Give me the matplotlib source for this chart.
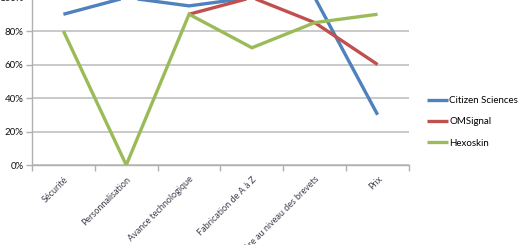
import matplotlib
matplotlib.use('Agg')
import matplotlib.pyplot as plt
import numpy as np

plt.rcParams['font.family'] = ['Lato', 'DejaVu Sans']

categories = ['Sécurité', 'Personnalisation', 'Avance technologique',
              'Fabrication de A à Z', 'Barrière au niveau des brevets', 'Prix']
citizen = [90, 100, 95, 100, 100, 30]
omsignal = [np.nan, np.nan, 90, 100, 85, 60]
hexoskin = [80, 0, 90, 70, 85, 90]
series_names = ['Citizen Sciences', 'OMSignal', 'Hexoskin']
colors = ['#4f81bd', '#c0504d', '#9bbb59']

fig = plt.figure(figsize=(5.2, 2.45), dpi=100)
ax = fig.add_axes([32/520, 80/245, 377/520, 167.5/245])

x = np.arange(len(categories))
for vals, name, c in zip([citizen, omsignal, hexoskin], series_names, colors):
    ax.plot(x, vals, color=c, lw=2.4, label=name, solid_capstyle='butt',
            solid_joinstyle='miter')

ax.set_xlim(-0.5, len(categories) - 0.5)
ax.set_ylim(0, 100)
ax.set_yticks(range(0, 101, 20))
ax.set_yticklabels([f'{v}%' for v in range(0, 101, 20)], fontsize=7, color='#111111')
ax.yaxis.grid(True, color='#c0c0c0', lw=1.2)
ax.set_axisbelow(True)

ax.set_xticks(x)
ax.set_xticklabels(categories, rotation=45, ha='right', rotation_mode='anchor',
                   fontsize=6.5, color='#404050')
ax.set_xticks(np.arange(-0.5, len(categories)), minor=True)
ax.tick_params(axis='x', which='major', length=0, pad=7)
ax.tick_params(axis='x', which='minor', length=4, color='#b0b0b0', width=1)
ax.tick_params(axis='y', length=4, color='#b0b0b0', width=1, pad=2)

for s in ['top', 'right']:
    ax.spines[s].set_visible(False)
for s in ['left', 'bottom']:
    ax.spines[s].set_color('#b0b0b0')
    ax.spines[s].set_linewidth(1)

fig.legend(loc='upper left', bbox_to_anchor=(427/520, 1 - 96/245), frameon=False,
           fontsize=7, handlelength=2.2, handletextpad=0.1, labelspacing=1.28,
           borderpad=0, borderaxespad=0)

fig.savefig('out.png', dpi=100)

- - -

- **Objective**
Every line above should be returned exactly; the pictures stay out.

- **Result of the task**
Give me the matplotlib source for this chart.
import matplotlib
matplotlib.use('Agg')
import matplotlib.pyplot as plt
import numpy as np

plt.rcParams['font.family'] = ['Lato', 'DejaVu Sans']

categories = ['Sécurité', 'Personnalisation', 'Avance technologique',
              'Fabrication de A à Z', 'Barrière au niveau des brevets', 'Prix']
citizen = [90, 100, 95, 100, 100, 30]
omsignal = [np.nan, np.nan, 90, 100, 85, 60]
hexoskin = [80, 0, 90, 70, 85, 90]
series_names = ['Citizen Sciences', 'OMSignal', 'Hexoskin']
colors = ['#4f81bd', '#c0504d', '#9bbb59']

fig = plt.figure(figsize=(5.2, 2.45), dpi=100)
ax = fig.add_axes([32/520, 80/245, 377/520, 167.5/245])

x = np.arange(len(categories))
for vals, name, c in zip([citizen, omsignal, hexoskin], series_names, colors):
    ax.plot(x, vals, color=c, lw=2.4, label=name, solid_capstyle='butt',
            solid_joinstyle='miter')

ax.set_xlim(-0.5, len(categories) - 0.5)
ax.set_ylim(0, 100)
ax.set_yticks(range(0, 101, 20))
ax.set_yticklabels([f'{v}%' for v in range(0, 101, 20)], fontsize=7, color='#111111')
ax.yaxis.grid(True, color='#c0c0c0', lw=1.2)
ax.set_axisbelow(True)

ax.set_xticks(x)
ax.set_xticklabels(categories, rotation=45, ha='right', rotation_mode='anchor',
                   fontsize=6.5, color='#404050')
ax.set_xticks(np.arange(-0.5, len(categories)), minor=True)
ax.tick_params(axis='x', which='major', length=0, pad=7)
ax.tick_params(axis='x', which='minor', length=4, color='#b0b0b0', width=1)
ax.tick_params(axis='y', length=4, color='#b0b0b0', width=1, pad=2)

for s in ['top', 'right']:
    ax.spines[s].set_visible(False)
for s in ['left', 'bottom']:
    ax.spines[s].set_color('#b0b0b0')
    ax.spines[s].set_linewidth(1)

fig.legend(loc='upper left', bbox_to_anchor=(427/520, 1 - 96/245), frameon=False,
           fontsize=7, handlelength=2.2, handletextpad=0.1, labelspacing=1.28,
           borderpad=0, borderaxespad=0)

fig.savefig('out.png', dpi=100)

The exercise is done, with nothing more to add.